Recorded data:

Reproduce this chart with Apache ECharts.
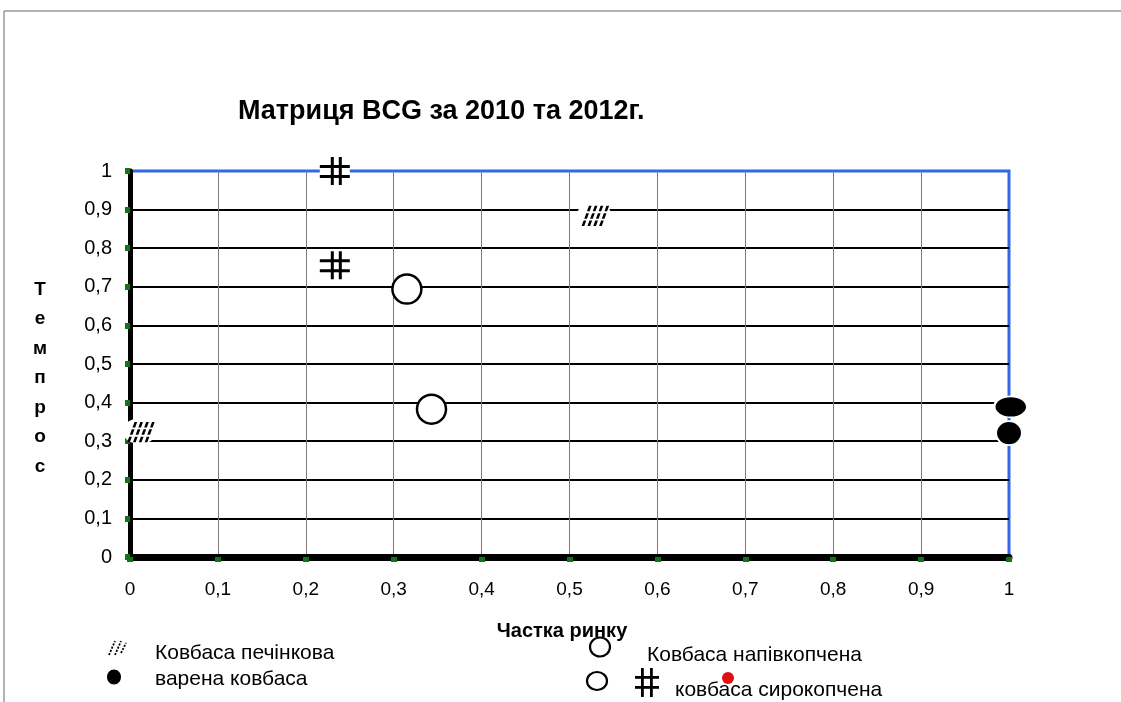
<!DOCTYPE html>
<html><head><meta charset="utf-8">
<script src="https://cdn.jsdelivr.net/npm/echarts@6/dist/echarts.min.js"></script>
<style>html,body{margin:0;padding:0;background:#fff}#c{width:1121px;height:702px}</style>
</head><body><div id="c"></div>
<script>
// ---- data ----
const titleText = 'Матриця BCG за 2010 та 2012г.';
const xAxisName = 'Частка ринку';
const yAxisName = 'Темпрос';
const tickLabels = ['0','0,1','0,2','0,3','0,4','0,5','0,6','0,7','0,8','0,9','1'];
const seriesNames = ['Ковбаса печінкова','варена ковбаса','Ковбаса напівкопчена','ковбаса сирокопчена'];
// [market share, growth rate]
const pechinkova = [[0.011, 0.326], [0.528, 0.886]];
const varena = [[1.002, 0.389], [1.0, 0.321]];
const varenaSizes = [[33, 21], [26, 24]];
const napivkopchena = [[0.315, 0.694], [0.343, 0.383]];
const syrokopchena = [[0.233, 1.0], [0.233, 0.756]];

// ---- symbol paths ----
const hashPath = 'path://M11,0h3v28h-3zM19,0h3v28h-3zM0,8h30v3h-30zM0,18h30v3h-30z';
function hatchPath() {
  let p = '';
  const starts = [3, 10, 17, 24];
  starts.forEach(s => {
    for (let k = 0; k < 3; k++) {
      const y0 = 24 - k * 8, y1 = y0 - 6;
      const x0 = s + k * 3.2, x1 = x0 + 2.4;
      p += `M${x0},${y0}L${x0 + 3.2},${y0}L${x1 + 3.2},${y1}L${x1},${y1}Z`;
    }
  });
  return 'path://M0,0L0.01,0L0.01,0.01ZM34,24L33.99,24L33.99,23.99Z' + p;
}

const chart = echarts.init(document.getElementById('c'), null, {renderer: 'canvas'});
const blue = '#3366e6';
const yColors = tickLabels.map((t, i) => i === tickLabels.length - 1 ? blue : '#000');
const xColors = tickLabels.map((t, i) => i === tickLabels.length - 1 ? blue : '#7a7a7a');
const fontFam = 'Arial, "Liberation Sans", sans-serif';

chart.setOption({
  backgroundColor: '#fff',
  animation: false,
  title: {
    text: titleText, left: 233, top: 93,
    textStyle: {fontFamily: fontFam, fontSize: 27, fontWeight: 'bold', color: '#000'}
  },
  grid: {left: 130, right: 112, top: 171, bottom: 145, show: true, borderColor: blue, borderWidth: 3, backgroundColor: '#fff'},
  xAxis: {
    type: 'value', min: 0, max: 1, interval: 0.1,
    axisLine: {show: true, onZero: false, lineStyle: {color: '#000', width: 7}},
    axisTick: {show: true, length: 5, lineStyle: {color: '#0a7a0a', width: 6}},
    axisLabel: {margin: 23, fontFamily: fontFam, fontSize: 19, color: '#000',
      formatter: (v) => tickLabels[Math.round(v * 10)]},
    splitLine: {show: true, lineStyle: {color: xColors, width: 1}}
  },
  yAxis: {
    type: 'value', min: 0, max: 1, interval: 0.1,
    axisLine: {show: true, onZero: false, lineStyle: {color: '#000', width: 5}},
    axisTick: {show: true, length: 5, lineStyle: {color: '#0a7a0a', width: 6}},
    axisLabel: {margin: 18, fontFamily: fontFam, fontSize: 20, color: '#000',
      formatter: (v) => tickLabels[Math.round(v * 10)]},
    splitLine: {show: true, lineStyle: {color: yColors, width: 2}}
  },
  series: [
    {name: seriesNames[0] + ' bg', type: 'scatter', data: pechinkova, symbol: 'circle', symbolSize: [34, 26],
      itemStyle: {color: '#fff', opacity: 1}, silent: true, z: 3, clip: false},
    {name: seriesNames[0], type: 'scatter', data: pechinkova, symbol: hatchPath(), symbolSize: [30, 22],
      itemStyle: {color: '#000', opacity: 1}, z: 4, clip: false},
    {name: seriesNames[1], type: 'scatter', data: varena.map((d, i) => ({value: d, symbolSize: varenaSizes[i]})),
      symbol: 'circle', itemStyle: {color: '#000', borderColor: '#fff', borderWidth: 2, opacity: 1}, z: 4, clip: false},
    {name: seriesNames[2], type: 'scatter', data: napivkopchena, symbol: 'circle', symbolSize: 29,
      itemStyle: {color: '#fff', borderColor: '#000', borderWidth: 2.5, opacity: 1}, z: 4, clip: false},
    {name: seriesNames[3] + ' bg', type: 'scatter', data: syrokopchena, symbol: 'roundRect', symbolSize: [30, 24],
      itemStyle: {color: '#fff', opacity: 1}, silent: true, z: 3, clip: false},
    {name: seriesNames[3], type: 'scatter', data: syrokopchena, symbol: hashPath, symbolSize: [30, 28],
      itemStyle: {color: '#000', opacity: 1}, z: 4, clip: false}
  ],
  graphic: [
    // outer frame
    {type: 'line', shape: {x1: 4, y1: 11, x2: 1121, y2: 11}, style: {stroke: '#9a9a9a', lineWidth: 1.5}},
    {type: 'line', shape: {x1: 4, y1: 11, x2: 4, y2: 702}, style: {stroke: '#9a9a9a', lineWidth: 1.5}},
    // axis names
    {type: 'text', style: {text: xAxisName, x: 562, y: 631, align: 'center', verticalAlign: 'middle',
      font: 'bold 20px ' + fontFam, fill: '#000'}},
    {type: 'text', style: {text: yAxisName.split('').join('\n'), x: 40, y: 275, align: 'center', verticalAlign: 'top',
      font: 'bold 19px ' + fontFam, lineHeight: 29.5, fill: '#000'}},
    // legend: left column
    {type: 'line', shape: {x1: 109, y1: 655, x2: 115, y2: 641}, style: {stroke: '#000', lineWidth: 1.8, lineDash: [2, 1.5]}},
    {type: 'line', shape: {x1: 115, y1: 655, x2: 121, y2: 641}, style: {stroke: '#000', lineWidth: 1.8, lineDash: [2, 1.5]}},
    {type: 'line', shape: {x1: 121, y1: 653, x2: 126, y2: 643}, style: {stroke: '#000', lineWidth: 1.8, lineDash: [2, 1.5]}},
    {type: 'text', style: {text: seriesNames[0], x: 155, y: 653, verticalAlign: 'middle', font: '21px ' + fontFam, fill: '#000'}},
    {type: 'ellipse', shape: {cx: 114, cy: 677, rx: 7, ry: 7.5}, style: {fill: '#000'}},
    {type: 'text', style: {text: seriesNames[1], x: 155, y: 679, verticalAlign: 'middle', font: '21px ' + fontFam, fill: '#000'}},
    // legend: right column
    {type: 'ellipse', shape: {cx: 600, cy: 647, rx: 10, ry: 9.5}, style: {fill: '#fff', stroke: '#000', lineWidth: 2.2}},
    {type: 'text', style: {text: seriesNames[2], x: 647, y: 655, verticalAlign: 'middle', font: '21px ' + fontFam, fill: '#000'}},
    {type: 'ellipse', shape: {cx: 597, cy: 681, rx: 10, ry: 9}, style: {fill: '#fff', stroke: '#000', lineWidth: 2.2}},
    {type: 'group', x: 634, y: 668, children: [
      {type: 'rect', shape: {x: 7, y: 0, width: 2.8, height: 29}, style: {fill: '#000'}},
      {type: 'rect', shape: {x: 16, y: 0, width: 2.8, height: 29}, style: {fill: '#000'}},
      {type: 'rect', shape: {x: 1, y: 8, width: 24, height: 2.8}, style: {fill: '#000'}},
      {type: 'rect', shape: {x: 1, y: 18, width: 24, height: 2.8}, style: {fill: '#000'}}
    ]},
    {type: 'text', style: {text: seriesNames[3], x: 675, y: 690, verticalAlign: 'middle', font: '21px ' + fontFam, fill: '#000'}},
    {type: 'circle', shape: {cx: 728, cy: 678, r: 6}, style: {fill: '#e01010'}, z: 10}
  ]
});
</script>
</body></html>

Instructions to follow:
Repeat the material exactly as it reads, without any of its pictures.

Solution for this problem:
Reproduce this chart with Apache ECharts.
<!DOCTYPE html>
<html><head><meta charset="utf-8">
<script src="https://cdn.jsdelivr.net/npm/echarts@6/dist/echarts.min.js"></script>
<style>html,body{margin:0;padding:0;background:#fff}#c{width:1121px;height:702px}</style>
</head><body><div id="c"></div>
<script>
// ---- data ----
const titleText = 'Матриця BCG за 2010 та 2012г.';
const xAxisName = 'Частка ринку';
const yAxisName = 'Темпрос';
const tickLabels = ['0','0,1','0,2','0,3','0,4','0,5','0,6','0,7','0,8','0,9','1'];
const seriesNames = ['Ковбаса печінкова','варена ковбаса','Ковбаса напівкопчена','ковбаса сирокопчена'];
// [market share, growth rate]
const pechinkova = [[0.011, 0.326], [0.528, 0.886]];
const varena = [[1.002, 0.389], [1.0, 0.321]];
const varenaSizes = [[33, 21], [26, 24]];
const napivkopchena = [[0.315, 0.694], [0.343, 0.383]];
const syrokopchena = [[0.233, 1.0], [0.233, 0.756]];

// ---- symbol paths ----
const hashPath = 'path://M11,0h3v28h-3zM19,0h3v28h-3zM0,8h30v3h-30zM0,18h30v3h-30z';
function hatchPath() {
  let p = '';
  const starts = [3, 10, 17, 24];
  starts.forEach(s => {
    for (let k = 0; k < 3; k++) {
      const y0 = 24 - k * 8, y1 = y0 - 6;
      const x0 = s + k * 3.2, x1 = x0 + 2.4;
      p += `M${x0},${y0}L${x0 + 3.2},${y0}L${x1 + 3.2},${y1}L${x1},${y1}Z`;
    }
  });
  return 'path://M0,0L0.01,0L0.01,0.01ZM34,24L33.99,24L33.99,23.99Z' + p;
}

const chart = echarts.init(document.getElementById('c'), null, {renderer: 'canvas'});
const blue = '#3366e6';
const yColors = tickLabels.map((t, i) => i === tickLabels.length - 1 ? blue : '#000');
const xColors = tickLabels.map((t, i) => i === tickLabels.length - 1 ? blue : '#7a7a7a');
const fontFam = 'Arial, "Liberation Sans", sans-serif';

chart.setOption({
  backgroundColor: '#fff',
  animation: false,
  title: {
    text: titleText, left: 233, top: 93,
    textStyle: {fontFamily: fontFam, fontSize: 27, fontWeight: 'bold', color: '#000'}
  },
  grid: {left: 130, right: 112, top: 171, bottom: 145, show: true, borderColor: blue, borderWidth: 3, backgroundColor: '#fff'},
  xAxis: {
    type: 'value', min: 0, max: 1, interval: 0.1,
    axisLine: {show: true, onZero: false, lineStyle: {color: '#000', width: 7}},
    axisTick: {show: true, length: 5, lineStyle: {color: '#0a7a0a', width: 6}},
    axisLabel: {margin: 23, fontFamily: fontFam, fontSize: 19, color: '#000',
      formatter: (v) => tickLabels[Math.round(v * 10)]},
    splitLine: {show: true, lineStyle: {color: xColors, width: 1}}
  },
  yAxis: {
    type: 'value', min: 0, max: 1, interval: 0.1,
    axisLine: {show: true, onZero: false, lineStyle: {color: '#000', width: 5}},
    axisTick: {show: true, length: 5, lineStyle: {color: '#0a7a0a', width: 6}},
    axisLabel: {margin: 18, fontFamily: fontFam, fontSize: 20, color: '#000',
      formatter: (v) => tickLabels[Math.round(v * 10)]},
    splitLine: {show: true, lineStyle: {color: yColors, width: 2}}
  },
  series: [
    {name: seriesNames[0] + ' bg', type: 'scatter', data: pechinkova, symbol: 'circle', symbolSize: [34, 26],
      itemStyle: {color: '#fff', opacity: 1}, silent: true, z: 3, clip: false},
    {name: seriesNames[0], type: 'scatter', data: pechinkova, symbol: hatchPath(), symbolSize: [30, 22],
      itemStyle: {color: '#000', opacity: 1}, z: 4, clip: false},
    {name: seriesNames[1], type: 'scatter', data: varena.map((d, i) => ({value: d, symbolSize: varenaSizes[i]})),
      symbol: 'circle', itemStyle: {color: '#000', borderColor: '#fff', borderWidth: 2, opacity: 1}, z: 4, clip: false},
    {name: seriesNames[2], type: 'scatter', data: napivkopchena, symbol: 'circle', symbolSize: 29,
      itemStyle: {color: '#fff', borderColor: '#000', borderWidth: 2.5, opacity: 1}, z: 4, clip: false},
    {name: seriesNames[3] + ' bg', type: 'scatter', data: syrokopchena, symbol: 'roundRect', symbolSize: [30, 24],
      itemStyle: {color: '#fff', opacity: 1}, silent: true, z: 3, clip: false},
    {name: seriesNames[3], type: 'scatter', data: syrokopchena, symbol: hashPath, symbolSize: [30, 28],
      itemStyle: {color: '#000', opacity: 1}, z: 4, clip: false}
  ],
  graphic: [
    // outer frame
    {type: 'line', shape: {x1: 4, y1: 11, x2: 1121, y2: 11}, style: {stroke: '#9a9a9a', lineWidth: 1.5}},
    {type: 'line', shape: {x1: 4, y1: 11, x2: 4, y2: 702}, style: {stroke: '#9a9a9a', lineWidth: 1.5}},
    // axis names
    {type: 'text', style: {text: xAxisName, x: 562, y: 631, align: 'center', verticalAlign: 'middle',
      font: 'bold 20px ' + fontFam, fill: '#000'}},
    {type: 'text', style: {text: yAxisName.split('').join('\n'), x: 40, y: 275, align: 'center', verticalAlign: 'top',
      font: 'bold 19px ' + fontFam, lineHeight: 29.5, fill: '#000'}},
    // legend: left column
    {type: 'line', shape: {x1: 109, y1: 655, x2: 115, y2: 641}, style: {stroke: '#000', lineWidth: 1.8, lineDash: [2, 1.5]}},
    {type: 'line', shape: {x1: 115, y1: 655, x2: 121, y2: 641}, style: {stroke: '#000', lineWidth: 1.8, lineDash: [2, 1.5]}},
    {type: 'line', shape: {x1: 121, y1: 653, x2: 126, y2: 643}, style: {stroke: '#000', lineWidth: 1.8, lineDash: [2, 1.5]}},
    {type: 'text', style: {text: seriesNames[0], x: 155, y: 653, verticalAlign: 'middle', font: '21px ' + fontFam, fill: '#000'}},
    {type: 'ellipse', shape: {cx: 114, cy: 677, rx: 7, ry: 7.5}, style: {fill: '#000'}},
    {type: 'text', style: {text: seriesNames[1], x: 155, y: 679, verticalAlign: 'middle', font: '21px ' + fontFam, fill: '#000'}},
    // legend: right column
    {type: 'ellipse', shape: {cx: 600, cy: 647, rx: 10, ry: 9.5}, style: {fill: '#fff', stroke: '#000', lineWidth: 2.2}},
    {type: 'text', style: {text: seriesNames[2], x: 647, y: 655, verticalAlign: 'middle', font: '21px ' + fontFam, fill: '#000'}},
    {type: 'ellipse', shape: {cx: 597, cy: 681, rx: 10, ry: 9}, style: {fill: '#fff', stroke: '#000', lineWidth: 2.2}},
    {type: 'group', x: 634, y: 668, children: [
      {type: 'rect', shape: {x: 7, y: 0, width: 2.8, height: 29}, style: {fill: '#000'}},
      {type: 'rect', shape: {x: 16, y: 0, width: 2.8, height: 29}, style: {fill: '#000'}},
      {type: 'rect', shape: {x: 1, y: 8, width: 24, height: 2.8}, style: {fill: '#000'}},
      {type: 'rect', shape: {x: 1, y: 18, width: 24, height: 2.8}, style: {fill: '#000'}}
    ]},
    {type: 'text', style: {text: seriesNames[3], x: 675, y: 690, verticalAlign: 'middle', font: '21px ' + fontFam, fill: '#000'}},
    {type: 'circle', shape: {cx: 728, cy: 678, r: 6}, style: {fill: '#e01010'}, z: 10}
  ]
});
</script>
</body></html>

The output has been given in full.